Task data
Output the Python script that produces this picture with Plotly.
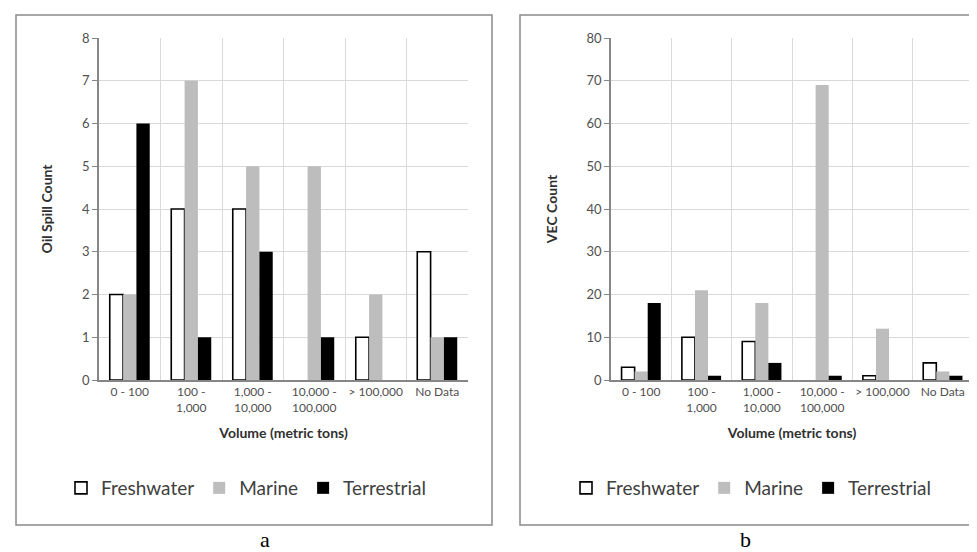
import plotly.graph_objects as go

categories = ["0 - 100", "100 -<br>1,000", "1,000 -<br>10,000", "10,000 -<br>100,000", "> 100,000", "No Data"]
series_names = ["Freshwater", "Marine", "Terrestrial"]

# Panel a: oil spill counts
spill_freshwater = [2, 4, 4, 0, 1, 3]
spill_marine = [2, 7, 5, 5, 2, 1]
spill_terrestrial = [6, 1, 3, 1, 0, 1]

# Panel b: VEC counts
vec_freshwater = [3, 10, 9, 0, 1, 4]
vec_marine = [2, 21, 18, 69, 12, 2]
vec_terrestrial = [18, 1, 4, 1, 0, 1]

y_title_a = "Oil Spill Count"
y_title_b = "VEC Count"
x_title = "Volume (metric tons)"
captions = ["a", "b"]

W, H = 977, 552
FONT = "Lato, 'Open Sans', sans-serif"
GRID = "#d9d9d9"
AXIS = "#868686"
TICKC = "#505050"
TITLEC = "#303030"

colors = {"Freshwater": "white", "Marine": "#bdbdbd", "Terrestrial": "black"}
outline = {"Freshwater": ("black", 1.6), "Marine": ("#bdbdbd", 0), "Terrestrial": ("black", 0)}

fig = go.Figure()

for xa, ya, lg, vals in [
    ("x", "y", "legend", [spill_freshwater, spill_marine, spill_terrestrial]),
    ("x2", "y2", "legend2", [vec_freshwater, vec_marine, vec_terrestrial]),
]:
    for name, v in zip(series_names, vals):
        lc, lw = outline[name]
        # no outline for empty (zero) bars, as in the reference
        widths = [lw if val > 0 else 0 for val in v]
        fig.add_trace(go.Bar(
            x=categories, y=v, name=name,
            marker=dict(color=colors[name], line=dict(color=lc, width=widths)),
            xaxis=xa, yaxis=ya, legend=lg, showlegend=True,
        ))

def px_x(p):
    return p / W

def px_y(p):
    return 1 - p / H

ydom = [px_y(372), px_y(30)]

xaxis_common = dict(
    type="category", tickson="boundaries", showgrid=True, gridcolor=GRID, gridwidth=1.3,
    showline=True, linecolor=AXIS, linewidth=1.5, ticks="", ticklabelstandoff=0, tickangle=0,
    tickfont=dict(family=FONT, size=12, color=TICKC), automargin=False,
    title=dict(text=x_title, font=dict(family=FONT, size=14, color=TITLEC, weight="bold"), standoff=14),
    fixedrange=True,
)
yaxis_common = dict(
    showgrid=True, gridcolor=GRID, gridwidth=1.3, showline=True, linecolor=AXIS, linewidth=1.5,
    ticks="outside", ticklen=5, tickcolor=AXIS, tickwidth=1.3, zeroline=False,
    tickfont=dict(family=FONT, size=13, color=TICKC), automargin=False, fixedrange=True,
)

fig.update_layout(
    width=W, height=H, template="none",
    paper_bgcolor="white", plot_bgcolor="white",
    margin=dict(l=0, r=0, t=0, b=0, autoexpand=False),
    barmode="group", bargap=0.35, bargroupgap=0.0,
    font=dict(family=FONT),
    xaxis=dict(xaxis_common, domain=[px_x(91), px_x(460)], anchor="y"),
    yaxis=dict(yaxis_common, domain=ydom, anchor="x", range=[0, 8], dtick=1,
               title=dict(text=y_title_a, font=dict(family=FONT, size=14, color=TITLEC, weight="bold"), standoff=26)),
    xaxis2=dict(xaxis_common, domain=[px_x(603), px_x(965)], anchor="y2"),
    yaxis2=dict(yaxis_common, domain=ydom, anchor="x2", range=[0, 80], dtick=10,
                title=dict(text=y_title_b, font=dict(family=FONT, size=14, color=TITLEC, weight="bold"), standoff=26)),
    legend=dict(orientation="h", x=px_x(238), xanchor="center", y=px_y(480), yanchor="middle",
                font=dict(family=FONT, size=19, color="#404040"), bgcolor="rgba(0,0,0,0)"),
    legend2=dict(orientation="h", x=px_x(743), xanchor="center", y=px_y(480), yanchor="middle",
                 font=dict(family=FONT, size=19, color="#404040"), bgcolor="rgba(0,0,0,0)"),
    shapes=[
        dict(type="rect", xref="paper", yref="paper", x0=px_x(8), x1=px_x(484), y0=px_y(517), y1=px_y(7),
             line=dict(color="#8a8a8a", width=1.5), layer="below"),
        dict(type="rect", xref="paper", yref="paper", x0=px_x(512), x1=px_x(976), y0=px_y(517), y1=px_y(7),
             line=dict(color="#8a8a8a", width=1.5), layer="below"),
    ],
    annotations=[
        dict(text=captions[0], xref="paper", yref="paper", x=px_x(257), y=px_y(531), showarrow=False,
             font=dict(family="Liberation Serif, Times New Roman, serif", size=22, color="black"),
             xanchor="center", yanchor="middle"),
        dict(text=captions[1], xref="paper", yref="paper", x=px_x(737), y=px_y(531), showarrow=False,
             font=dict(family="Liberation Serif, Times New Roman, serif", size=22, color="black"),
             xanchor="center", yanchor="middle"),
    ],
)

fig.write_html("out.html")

...

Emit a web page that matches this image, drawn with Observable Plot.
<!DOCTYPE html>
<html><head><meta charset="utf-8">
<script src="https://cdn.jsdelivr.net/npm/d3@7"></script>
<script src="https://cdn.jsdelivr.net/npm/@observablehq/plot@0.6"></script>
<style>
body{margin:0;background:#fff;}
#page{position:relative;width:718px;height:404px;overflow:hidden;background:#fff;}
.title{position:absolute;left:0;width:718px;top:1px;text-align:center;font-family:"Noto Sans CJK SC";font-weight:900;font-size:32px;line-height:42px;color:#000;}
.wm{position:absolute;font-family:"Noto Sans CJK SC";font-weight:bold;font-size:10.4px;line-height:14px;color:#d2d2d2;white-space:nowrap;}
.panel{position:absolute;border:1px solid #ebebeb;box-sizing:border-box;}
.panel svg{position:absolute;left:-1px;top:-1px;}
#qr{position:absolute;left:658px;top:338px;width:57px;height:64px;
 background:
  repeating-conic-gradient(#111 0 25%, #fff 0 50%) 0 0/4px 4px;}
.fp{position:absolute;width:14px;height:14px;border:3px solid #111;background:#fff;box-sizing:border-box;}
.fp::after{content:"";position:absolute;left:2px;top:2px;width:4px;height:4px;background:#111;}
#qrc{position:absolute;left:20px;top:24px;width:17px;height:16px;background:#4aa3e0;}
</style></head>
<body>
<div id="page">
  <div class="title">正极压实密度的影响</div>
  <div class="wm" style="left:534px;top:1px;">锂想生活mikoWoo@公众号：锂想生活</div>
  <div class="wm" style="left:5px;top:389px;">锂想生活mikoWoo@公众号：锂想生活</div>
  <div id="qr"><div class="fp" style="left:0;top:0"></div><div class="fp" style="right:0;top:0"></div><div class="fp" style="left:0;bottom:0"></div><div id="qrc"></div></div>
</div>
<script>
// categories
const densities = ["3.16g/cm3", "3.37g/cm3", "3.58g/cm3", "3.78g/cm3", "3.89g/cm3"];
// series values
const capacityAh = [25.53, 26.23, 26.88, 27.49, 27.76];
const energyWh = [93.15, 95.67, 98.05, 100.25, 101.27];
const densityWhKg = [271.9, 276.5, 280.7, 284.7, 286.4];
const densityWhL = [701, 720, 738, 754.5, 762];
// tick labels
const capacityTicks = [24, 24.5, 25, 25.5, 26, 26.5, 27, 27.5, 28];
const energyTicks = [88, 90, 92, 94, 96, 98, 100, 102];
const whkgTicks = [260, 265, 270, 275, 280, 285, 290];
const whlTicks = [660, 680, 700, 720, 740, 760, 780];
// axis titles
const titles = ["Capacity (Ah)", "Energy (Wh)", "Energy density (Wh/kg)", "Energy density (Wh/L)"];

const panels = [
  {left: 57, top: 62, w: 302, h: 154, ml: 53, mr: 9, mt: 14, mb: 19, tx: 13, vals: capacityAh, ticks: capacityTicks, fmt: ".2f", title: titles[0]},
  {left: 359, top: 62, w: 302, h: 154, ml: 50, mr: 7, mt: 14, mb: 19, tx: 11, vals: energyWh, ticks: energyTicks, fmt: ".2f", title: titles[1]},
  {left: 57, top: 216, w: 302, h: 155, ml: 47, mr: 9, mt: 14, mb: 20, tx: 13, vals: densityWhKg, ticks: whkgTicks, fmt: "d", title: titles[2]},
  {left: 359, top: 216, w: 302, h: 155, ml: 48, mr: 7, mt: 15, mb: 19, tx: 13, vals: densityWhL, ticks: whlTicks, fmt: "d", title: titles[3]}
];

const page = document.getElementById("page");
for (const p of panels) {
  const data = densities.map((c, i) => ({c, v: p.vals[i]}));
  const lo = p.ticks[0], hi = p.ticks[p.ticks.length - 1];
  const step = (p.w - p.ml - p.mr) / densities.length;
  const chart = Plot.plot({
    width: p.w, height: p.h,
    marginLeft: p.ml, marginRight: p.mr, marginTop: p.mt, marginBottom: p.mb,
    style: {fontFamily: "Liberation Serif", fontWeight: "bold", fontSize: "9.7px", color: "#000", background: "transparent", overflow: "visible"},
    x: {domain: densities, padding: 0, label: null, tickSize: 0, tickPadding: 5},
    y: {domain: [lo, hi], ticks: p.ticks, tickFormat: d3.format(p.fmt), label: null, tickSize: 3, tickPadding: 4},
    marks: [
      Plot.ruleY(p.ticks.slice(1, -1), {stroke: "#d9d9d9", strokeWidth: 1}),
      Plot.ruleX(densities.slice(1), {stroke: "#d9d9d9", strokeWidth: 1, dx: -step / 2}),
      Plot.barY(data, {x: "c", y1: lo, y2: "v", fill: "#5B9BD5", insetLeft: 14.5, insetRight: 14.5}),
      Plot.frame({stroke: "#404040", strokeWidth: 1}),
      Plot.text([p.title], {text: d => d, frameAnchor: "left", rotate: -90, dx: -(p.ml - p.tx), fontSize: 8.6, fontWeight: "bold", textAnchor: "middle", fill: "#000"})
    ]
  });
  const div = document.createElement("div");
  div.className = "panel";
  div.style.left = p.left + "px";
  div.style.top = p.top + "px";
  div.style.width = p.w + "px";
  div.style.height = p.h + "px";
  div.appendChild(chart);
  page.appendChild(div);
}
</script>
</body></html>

--

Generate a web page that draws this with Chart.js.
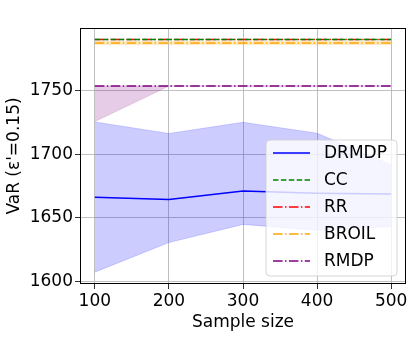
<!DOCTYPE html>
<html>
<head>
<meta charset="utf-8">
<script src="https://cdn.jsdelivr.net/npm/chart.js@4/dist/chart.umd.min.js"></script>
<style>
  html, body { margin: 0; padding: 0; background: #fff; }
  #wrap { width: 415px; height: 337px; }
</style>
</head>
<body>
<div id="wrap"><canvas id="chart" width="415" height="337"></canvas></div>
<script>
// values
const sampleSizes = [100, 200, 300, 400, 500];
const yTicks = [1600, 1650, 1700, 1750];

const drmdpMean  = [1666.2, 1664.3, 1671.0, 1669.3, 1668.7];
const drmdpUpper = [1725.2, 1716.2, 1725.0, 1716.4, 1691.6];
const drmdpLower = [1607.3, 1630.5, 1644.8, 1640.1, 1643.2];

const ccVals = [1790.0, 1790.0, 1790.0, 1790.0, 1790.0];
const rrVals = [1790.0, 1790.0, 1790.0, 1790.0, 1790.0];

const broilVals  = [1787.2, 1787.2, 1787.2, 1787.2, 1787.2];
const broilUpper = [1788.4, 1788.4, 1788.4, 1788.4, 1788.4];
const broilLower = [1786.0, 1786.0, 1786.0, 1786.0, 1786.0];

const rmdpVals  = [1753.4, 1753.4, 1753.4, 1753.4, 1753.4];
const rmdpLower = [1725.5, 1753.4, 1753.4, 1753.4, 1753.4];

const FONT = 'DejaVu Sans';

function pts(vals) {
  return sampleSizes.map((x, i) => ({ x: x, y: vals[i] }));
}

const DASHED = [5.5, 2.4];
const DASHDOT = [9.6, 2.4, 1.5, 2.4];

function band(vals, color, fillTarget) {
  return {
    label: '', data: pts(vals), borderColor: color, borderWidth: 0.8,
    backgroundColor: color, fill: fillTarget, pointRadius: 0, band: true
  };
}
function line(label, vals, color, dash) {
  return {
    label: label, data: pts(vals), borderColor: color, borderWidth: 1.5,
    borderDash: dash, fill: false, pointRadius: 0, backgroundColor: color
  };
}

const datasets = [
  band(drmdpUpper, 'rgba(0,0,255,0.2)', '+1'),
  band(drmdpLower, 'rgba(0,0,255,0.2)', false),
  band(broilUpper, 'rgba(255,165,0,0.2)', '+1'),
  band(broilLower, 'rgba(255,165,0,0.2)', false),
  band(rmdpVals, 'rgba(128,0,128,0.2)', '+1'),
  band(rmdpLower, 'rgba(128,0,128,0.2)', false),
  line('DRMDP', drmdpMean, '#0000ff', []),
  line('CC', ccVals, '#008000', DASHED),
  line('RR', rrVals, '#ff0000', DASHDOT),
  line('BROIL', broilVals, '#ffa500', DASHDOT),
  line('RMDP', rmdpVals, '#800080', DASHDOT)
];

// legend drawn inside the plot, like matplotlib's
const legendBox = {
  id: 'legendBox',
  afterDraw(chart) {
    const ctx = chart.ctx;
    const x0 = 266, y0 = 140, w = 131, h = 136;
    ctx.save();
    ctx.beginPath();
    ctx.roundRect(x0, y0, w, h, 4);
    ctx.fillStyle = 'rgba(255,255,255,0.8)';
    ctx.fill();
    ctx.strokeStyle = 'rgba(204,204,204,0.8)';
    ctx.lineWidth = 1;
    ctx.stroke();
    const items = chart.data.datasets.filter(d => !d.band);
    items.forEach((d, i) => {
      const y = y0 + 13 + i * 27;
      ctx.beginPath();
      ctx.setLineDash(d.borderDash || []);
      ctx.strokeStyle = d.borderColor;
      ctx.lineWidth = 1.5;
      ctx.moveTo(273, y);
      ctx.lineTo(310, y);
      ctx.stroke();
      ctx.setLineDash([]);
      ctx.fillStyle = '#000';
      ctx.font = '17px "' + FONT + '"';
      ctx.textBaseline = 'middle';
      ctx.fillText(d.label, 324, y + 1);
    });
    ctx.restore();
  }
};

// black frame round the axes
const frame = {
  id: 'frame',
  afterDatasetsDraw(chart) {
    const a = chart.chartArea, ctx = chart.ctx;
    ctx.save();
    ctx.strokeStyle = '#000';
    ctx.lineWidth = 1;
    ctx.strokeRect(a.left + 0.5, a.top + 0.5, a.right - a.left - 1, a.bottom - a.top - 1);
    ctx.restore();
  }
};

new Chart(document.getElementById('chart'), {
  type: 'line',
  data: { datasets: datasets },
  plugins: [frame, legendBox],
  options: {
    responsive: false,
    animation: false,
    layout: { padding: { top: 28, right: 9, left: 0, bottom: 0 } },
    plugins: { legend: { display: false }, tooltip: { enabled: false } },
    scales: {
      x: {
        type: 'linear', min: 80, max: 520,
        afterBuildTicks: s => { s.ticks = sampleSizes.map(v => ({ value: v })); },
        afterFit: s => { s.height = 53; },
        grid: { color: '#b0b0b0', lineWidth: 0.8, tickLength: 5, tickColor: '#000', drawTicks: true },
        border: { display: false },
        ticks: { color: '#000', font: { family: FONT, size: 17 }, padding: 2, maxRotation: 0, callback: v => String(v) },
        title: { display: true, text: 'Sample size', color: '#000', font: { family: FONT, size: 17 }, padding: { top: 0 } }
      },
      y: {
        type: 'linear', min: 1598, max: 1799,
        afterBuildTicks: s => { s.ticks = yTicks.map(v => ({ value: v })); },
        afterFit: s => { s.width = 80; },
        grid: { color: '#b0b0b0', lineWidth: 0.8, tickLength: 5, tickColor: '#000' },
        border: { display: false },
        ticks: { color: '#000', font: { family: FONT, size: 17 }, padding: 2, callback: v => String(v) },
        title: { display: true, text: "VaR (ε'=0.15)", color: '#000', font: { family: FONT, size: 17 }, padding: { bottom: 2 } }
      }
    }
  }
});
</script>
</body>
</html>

Prompt
Report every line containing the word "script" from the listing above.

Finished answer
Output the Python script that produces this picture with Plotly.
<script src="https://cdn.jsdelivr.net/npm/d3@7"></script>
<script src="https://cdn.jsdelivr.net/npm/@observablehq/plot@0.6"></script>
<script>
</script>
<script src="https://cdn.jsdelivr.net/npm/chart.js@4/dist/chart.umd.min.js"></script>
<script>
</script>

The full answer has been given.